"""
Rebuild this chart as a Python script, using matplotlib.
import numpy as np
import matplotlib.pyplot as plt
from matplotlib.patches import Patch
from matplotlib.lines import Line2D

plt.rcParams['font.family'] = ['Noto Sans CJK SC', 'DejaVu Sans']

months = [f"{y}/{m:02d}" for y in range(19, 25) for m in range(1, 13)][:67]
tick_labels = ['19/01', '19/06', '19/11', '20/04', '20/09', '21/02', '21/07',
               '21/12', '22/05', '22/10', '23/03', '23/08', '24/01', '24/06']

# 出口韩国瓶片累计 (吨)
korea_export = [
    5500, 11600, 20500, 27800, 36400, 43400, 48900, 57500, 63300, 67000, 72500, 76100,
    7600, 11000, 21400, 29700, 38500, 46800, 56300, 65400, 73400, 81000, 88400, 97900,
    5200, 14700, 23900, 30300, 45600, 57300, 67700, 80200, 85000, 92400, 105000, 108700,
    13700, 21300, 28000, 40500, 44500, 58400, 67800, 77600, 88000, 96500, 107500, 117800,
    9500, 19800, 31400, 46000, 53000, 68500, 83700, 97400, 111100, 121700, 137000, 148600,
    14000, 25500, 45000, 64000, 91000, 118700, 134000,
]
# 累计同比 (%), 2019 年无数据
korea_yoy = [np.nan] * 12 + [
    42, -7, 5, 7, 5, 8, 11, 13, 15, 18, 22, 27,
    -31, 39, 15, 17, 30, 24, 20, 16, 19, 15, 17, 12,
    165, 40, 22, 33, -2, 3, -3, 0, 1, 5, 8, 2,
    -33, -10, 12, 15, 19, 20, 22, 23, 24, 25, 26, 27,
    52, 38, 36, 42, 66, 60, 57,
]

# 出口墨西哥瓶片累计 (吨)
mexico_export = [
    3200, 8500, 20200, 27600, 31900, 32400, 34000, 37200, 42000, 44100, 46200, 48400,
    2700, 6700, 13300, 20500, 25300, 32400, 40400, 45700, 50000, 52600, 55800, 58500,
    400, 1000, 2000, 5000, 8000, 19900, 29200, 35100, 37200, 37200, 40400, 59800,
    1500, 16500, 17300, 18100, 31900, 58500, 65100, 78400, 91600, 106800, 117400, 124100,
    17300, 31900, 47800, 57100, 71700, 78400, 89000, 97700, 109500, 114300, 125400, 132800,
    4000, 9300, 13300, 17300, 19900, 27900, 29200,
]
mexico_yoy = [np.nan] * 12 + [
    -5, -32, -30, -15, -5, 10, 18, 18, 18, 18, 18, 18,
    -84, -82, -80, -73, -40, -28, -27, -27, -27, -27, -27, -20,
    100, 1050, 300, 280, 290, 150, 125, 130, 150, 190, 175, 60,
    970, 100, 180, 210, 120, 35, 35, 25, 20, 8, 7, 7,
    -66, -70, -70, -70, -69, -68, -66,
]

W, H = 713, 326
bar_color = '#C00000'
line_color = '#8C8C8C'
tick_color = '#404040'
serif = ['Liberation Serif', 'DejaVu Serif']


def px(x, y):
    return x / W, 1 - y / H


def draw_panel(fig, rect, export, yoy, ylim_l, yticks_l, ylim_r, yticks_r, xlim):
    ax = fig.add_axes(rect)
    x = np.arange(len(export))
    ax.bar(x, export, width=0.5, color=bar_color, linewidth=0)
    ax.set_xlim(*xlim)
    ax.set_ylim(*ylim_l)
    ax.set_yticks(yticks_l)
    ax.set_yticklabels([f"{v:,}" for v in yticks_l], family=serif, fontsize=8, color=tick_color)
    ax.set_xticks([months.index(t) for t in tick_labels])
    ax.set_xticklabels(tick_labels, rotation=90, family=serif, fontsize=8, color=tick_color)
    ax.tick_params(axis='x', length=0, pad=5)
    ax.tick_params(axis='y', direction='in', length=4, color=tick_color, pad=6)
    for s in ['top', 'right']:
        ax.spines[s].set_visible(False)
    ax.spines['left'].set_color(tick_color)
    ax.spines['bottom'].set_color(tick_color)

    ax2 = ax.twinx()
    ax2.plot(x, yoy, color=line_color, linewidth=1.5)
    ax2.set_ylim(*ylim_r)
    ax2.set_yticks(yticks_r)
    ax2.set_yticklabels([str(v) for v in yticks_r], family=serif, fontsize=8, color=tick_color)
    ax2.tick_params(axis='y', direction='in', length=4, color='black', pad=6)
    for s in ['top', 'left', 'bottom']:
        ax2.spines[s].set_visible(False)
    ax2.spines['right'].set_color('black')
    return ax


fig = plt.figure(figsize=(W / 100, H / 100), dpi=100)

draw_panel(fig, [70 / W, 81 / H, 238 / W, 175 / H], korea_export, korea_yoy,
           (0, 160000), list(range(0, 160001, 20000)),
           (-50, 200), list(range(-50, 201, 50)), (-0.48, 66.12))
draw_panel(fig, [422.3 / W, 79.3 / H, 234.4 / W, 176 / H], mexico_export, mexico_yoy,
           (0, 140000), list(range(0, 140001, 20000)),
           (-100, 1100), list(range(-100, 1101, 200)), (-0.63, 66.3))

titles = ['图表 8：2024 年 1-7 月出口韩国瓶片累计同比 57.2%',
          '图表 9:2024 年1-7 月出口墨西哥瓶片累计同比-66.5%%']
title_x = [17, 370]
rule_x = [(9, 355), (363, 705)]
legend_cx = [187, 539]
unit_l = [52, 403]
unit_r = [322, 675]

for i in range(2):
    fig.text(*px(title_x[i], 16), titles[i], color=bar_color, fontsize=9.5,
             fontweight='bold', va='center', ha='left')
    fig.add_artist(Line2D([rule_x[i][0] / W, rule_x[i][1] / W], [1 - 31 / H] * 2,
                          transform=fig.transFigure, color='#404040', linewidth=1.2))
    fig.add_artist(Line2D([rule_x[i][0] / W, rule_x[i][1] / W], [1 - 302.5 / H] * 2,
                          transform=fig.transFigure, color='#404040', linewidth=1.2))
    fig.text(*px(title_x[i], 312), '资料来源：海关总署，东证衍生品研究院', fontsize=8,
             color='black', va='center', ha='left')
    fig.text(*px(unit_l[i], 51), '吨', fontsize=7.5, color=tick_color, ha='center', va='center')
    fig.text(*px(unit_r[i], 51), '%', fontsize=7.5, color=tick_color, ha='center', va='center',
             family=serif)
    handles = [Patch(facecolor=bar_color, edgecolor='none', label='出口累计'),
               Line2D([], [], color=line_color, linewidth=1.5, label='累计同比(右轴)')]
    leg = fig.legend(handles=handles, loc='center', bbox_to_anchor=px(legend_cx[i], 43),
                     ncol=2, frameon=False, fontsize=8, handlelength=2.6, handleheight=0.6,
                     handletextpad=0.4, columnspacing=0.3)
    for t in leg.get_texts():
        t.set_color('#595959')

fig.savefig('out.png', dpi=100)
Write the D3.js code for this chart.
"""
§ **What you should do**
Of the lines in the records, determine how many contain the word "this", and report that number alone.

§ **The completed task**
2